Human weakness can be a source of divine strength.
This Sunday’s second reading includes an early Christian poem, called the Philippians Hymn, that reveals human vulnerability as God’s strength. Its themes are similar to something a parishioner here at St. Francis Xavier in Missoula, Montana, often speaks about. She frequently uses the phrase “exposing one’s underbelly,” to refer to a deep sort of vulnerability, one that must be covered up again quickly to avoid harm. She is talking about more than the fear of harm or pain, but the complex truth that genuine love requires no defense. This might sound irresponsible because many people prey on the vulnerabilities of the weak. At the same time, this Sunday’s readings insist that a similar vulnerability is necessary for unity with God. Human weakness can be a source of divine strength.

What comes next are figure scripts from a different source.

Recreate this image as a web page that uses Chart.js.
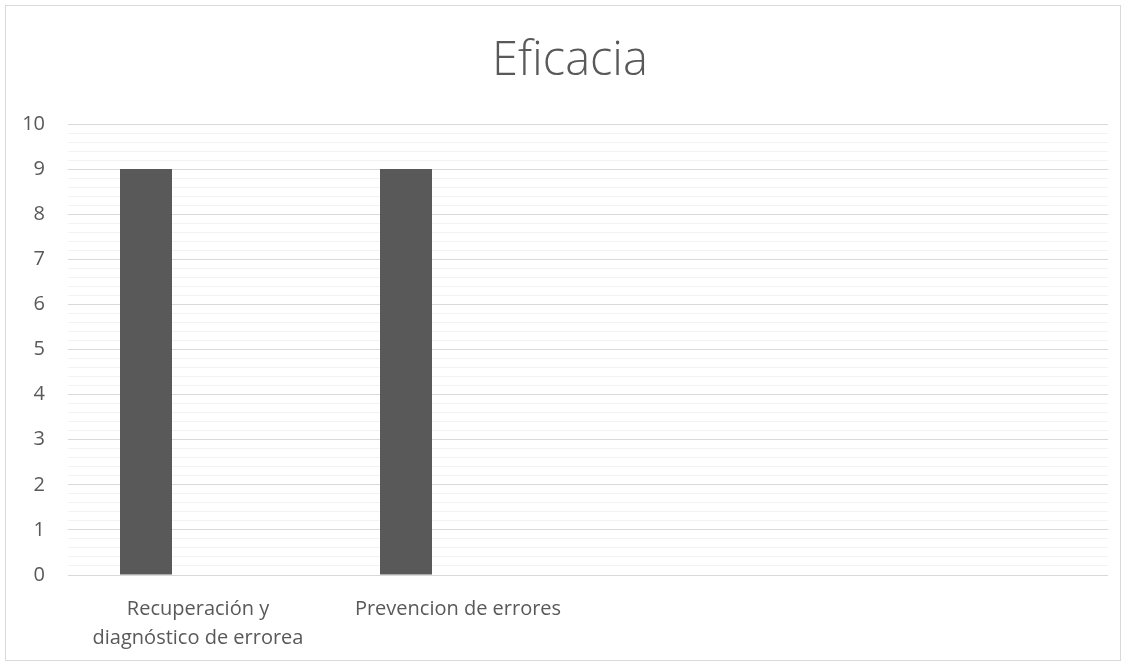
<!DOCTYPE html>
<html>
<head>
<meta charset="utf-8">
<script src="https://cdn.jsdelivr.net/npm/chart.js@4/dist/chart.umd.min.js"></script>
<style>
  html, body { margin: 0; padding: 0; background: #ffffff; }
  #wrap { width: 1126px; height: 666px; position: relative; }
</style>
</head>
<body>
<div id="wrap"><canvas id="chart" width="1126" height="666"></canvas></div>
<script>
// Categories (two empty slots keep the full category spacing)
const categories = [["Recuperación y", "diagnóstico de errorea"], "Prevencion de errores", "", ""];
// Series values
const serie1 = [9, 9, null, null];
const serie2 = [null, null, null, null];
const serie3 = [null, null, null, null];
// Axis range
const yMin = 0;
const yMax = 10;
const yStep = 0.2;
const chartTitle = 'Eficacia';

const isMajor = v => Math.abs(v - Math.round(v)) < 1e-6;
const FONT = "'Open Sans', 'Noto Sans', sans-serif";

// Outer frame and the chart heading
const framePlugin = {
  id: 'frame',
  beforeDraw(chart) {
    const ctx = chart.ctx;
    ctx.save();
    ctx.fillStyle = '#ffffff';
    ctx.fillRect(0, 0, chart.width, chart.height);
    ctx.strokeStyle = '#d9d9d9';
    ctx.lineWidth = 1;
    ctx.strokeRect(5.5, 5.5, chart.width - 11, chart.height - 11);
    ctx.fillStyle = '#595959';
    ctx.font = '300 47px ' + FONT;
    ctx.textAlign = 'center';
    ctx.textBaseline = 'alphabetic';
    ctx.fillText(chartTitle, 570, 75);
    ctx.restore();
  }
};

new Chart(document.getElementById('chart'), {
  type: 'bar',
  data: {
    labels: categories,
    datasets: [
      { label: 'Serie 1', data: serie1, backgroundColor: '#595959' },
      { label: 'Serie 2', data: serie2, backgroundColor: '#7f7f7f' },
      { label: 'Serie 3', data: serie3, backgroundColor: '#a5a5a5' }
    ]
  },
  options: {
    responsive: false,
    animation: false,
    categoryPercentage: 0.6,
    barPercentage: 1.0,
    layout: { padding: { left: 6, right: 18, top: 124, bottom: 0 } },
    plugins: {
      legend: { display: false },
      tooltip: { enabled: false },
      title: { display: false }
    },
    scales: {
      x: {
        grid: { display: false, drawTicks: false },
        border: { display: false },
        ticks: {
          color: '#595959',
          font: { family: FONT, size: 20, lineHeight: 1.45 },
          padding: 20,
          maxRotation: 0,
          autoSkip: false
        },
        afterFit(scale) { scale.height = 91; }
      },
      y: {
        min: yMin,
        max: yMax,
        border: { display: false },
        grid: {
          drawTicks: false,
          lineWidth: 1,
          color: ctx => (ctx.tick && isMajor(ctx.tick.value)) ? '#d9d9d9' : '#f2f2f2'
        },
        ticks: {
          stepSize: yStep,
          autoSkip: false,
          color: '#595959',
          padding: 23,
          font: { family: FONT, size: 20 },
          callback: v => isMajor(v) ? String(Math.round(v)) : ''
        },
        afterFit(scale) { scale.width = 62; }
      }
    }
  },
  plugins: [framePlugin]
});
</script>
</body>
</html>
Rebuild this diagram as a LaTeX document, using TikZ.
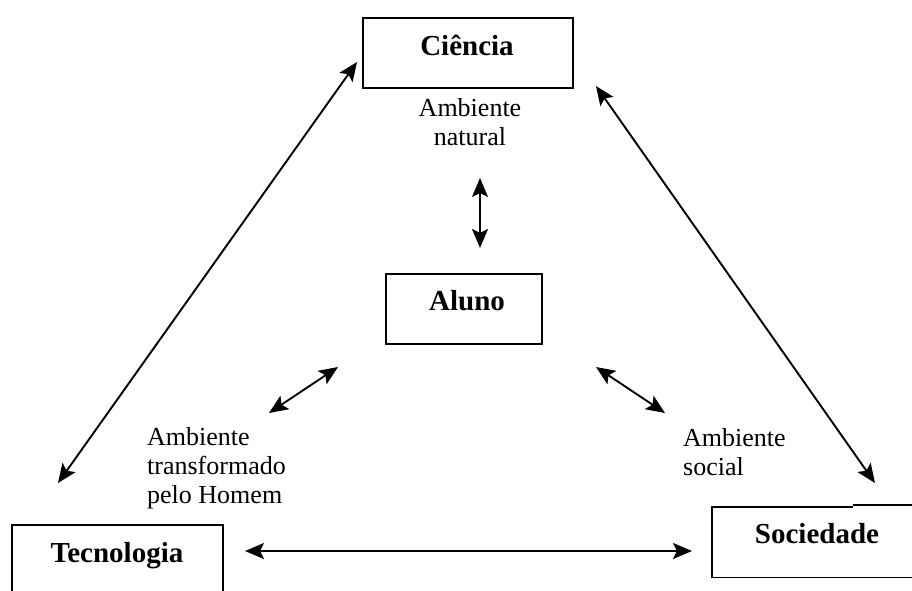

Paul’s letter to Philippi is a plea never to use the strength one receives from God for selfish gain. Just as it is wrong to take advantage of another’s weakness, it is wrong to take advantage of the gifts one receives from God. Paul, writing with joy even though he is in prison, emphasizes unity and humility. “Do nothing out of selfishness,” writes Paul, “rather, humbly regard others as more important than yourselves” (Phil 2:3).
“He shows sinners the way. He guides the humble to justice and teaches the humble his way.” (Ps 25:8-9)
How does Jesus’ example of vulnerability challenge you?
How can the exercise of power interfere with the Christian quest for unity?
Can you recall a moment when choosing to be vulnerable turned out to be a strength?
With challenging language, Paul follows this request with words that actually reveal the mind of Christ and the mind of God. Jesus Christ is one, “Who, though in the form of God, did not regard equality with God as something to be grasped” (Phil 2:6). The phrase “as something to be grasped” comes from a word (harpagmos) that defies easy translation. It may describe something violent like a seizure or a robbery or something good like a title claimed with honor. In this Sunday’s second reading, it means that Christ did not regard God’s power as something to manipulate for selfish purposes. “Rather,” writes Paul, “he emptied himself, taking the form of a slave, coming in human likeness” (Phil 2:7).
By allowing himself to be “emptied,” Christ’s life reflects the description in this Sunday’s responsorial psalm. The psalmist writes, “He shows sinners the way. He guides the humble to justice. He teaches the humble his way” (Ps 25:8-9). The three verbs—to show, to guide and to teach—imply that there is a pathway for disciples to follow. Christ’s example is that path. In the service of our redemption, he provides the definitive example of someone who does not choose to manipulate others but chooses to empty himself.
The second part of the Philippians hymn reveals God’s mind, and outlines the divine response to Christ’s “emptying.” “At the name of Jesus,” reads the passage, “every knee should bend… and every tongue confess that Jesus Christ is Lord, to the glory of God the Father” (Phil 2:10-11). This description of Jesus’ crowning moment is not merely some statement of theology, but a description of the path every Christian disciple is invited to follow.
Christ experienced what it was like to be a human with an “exposed underbelly,” but during this experience, he felt the security of God’s love at every moment. He knew this path would lead to a painful death, but that meant little in comparison to the complete unity with God he experienced. In our own journey to God, we do not have to choose between the seductive strength of violence or humble vulnerability. There is only one path. It requires, as my friend says, “exposing one’s underbelly,” which, as it turns out, allows God to reveal divine strength.